Other elements of Ripley's psychology also intrigued him. "Ripley did such terrible things but he never seemed to think they were all that bad," Malkovich notes. "The fascinating thing about Ripley is his contentment about who he is. He's not a tortured soul."

filming
Ripley's Game was shot on location in Asolo and Padua in northern Italy and in Berlin, with studio sequences completed at Cinecitta in Rome. Cavani had suggested Asolo where the great Renaissance architect Andrea Palladio built several private residences. Explains the filmmaker, "For me, the Veneto had two advantages. Not only has it been little exploited for cinema purposes, it's precisely the part of Italy that our modern Ripley would be drawn to. With his upwardly mobile social ambition, what would attract him more than the notion of living in a Palladian villa?"
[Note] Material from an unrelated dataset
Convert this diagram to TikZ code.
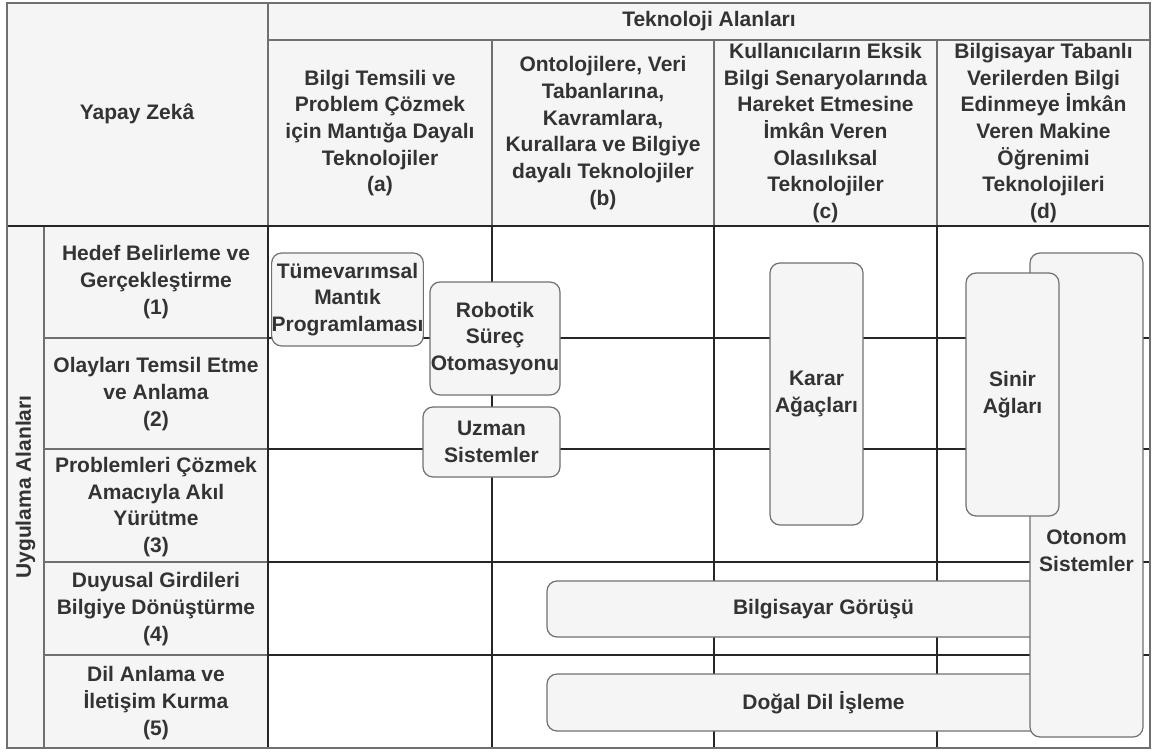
\documentclass[tikz,border=0pt]{standalone}
\usepackage{fontspec}
\setmainfont{Liberation Sans}
\usetikzlibrary{positioning}
\definecolor{zemin}{HTML}{F5F5F5}
\definecolor{kenar}{HTML}{707070}
\definecolor{koyu}{HTML}{262626}
\definecolor{yazirengi}{HTML}{333333}
\tikzset{
  yazi/.style={align=center,text=yazirengi,inner sep=0pt,
               font=\bfseries\fontsize{21}{26.7}\selectfont},
  kutu/.style={yazi,draw=kenar,line width=1.2pt,rounded corners=10pt,fill=zemin},
  cizgi/.style={draw=koyu,line width=1.3pt},
  ince/.style={draw=kenar,line width=1.3pt},
}
\begin{document}
\begin{tikzpicture}[x=1pt,y=-1pt]
  \useasboundingbox (0,0) rectangle (1155,752);
  % zeminler
  \fill[zemin] (7,3) rectangle (1150,226);
  \fill[zemin] (7,226) rectangle (268,748);
  % izgara
  \foreach \y in {338,449,562,655} {
    \draw[ince] (44,\y) -- (268,\y);
    \draw[cizgi] (268,\y) -- (1150,\y);
  }
  \foreach \x in {492,714,937} {
    \draw[ince] (\x,40) -- (\x,226);
    \draw[cizgi] (\x,226) -- (\x,748);
  }
  \draw[ince] (268,40) -- (1150,40);
  \draw[ince] (268,3) -- (268,226);
  \draw[cizgi] (268,226) -- (268,748);
  \draw[ince] (44,226) -- (44,748);
  \draw[cizgi] (7,226) -- (1150,226);
  \draw[ince] (7,3) rectangle (1150,748);
  % basliklar
  \node[yazi] (yz) at (137,114) {Yapay Zekâ};
  \node[yazi] (ta) at (709,21) {Teknoloji Alanları};
  \node[yazi] (ka) at (380,133) {Bilgi Temsili ve\\Problem Çözmek\\için Mantığa Dayalı\\Teknolojiler\\(a)};
  \node[yazi] (kb) at (603,133) {Ontolojilere, Veri\\Tabanlarına,\\Kavramlara,\\Kurallara ve Bilgiye\\dayalı Teknolojiler\\(b)};
  \node[yazi] (kc) at (825.5,133) {Kullanıcıların Eksik\\Bilgi Senaryolarında\\Hareket Etmesine\\İmkân Veren\\Olasılıksal\\Teknolojiler\\(c)};
  \node[yazi] (kd) at (1043.5,133) {Bilgisayar Tabanlı\\Verilerden Bilgi\\Edinmeye İmkân\\Veren Makine\\Öğrenimi\\Teknolojileri\\(d)};
  \node[yazi,rotate=90] (ua) at (25.5,487) {Uygulama Alanları};
  \node[yazi] (s1) at (156,282) {Hedef Belirleme ve\\Gerçekleştirme\\(1)};
  \node[yazi] (s2) at (156,394) {Olayları Temsil Etme\\ve Anlama\\(2)};
  \node[yazi] (s3) at (156,507) {Problemleri Çözmek\\Amacıyla Akıl\\Yürütme\\(3)};
  \node[yazi] (s4) at (156,609) {Duyusal Girdileri\\Bilgiye Dönüştürme\\(4)};
  \node[yazi] (s5) at (156,703) {Dil Anlama ve\\İletişim Kurma\\(5)};
  % teknolojiler
  \node[kutu,minimum width=145pt,minimum height=93pt] (tmp) at (347.5,299.5) {Tümevarımsal\\Mantık\\Programlaması};
  \node[kutu,minimum width=130pt,minimum height=113pt] (rso) at (495,338.5) {Robotik\\Süreç\\Otomasyonu};
  \node[kutu,minimum width=137pt,minimum height=70pt] (uzman) at (491.5,442) {Uzman\\Sistemler};
  \node[kutu,minimum width=93pt,minimum height=262pt] (karar) at (816.5,394) {Karar\\Ağaçları};
  \node[kutu,minimum width=553pt,minimum height=56pt] (gorus) at (823.5,609) {Bilgisayar Görüşü};
  \node[kutu,minimum width=553pt,minimum height=57pt] (dil) at (823.5,702.5) {Doğal Dil İşleme};
  \node[kutu,minimum width=113pt,minimum height=484pt] (otonom) at (1086.5,495) {};
  \node[yazi] (otonomyazi) at ([yshift=-56pt]otonom.center) {Otonom\\Sistemler};
  \node[kutu,minimum width=93pt,minimum height=243pt] (sinir) at (1012.5,394.5) {Sinir\\Ağları};
\end{tikzpicture}
\end{document}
Production designer Francesco Frigeri was given the key task of securing a Palladian villa to serve as Ripley's home. His search led him to the Villa Emo in Fanzolo, built around 1560 and designed by the fabled architect himself. "It's one of twenty that Palladio actually had built on his own designs rather than the many others built in the manner of Palladio," explains Frigeri. The Villa Emo is one of Palladio's finest achievements. The architect designed the villa to blend into the surrounding landscape, resulting in an aesthetically superb construction. The main building features a traditional recessed loggia, above which is displayed the Emo family's coat of arms. Frescoes by artist Giovanni Battista Zelotti adorn the villa's interior walls. A building that was part of the original servants' quarters proved to be the perfect location for the Trevanny's humble cottage.

Ripley's Game reunites Cavani with director of photography Alfio Contini, who also shot The Night Porter. Contini often shot Malkovich half in light and half in darkness, emphasizing Ripley's mystery and double nature. "I think of him as someone who loves life but is an associate of death," Contini comments. Rather than simply aim to create a state of anxiety, he strives to shed light on "the psychological makeup of the characters, the humanity of the people in the story, however ambiguous they may be."

The ambiguity of Ripley's Game can be felt even in the film's locations. After all, some of the film's most horrifying scenes unfold in settings that are little short of magnificent. But that, Cavani points out, is part and parcel of Patricia Highsmith's unique sensibility. "I wanted to respect Highsmith's character personalities. Ripley is an American who loves living in Europe because he's attracted by the beauty of the art and the scenery. So even the most disturbing scenes take place, most of them, in a beautiful context. Why not? I mean, murders don't happen only in the underground and in the middle of garbage."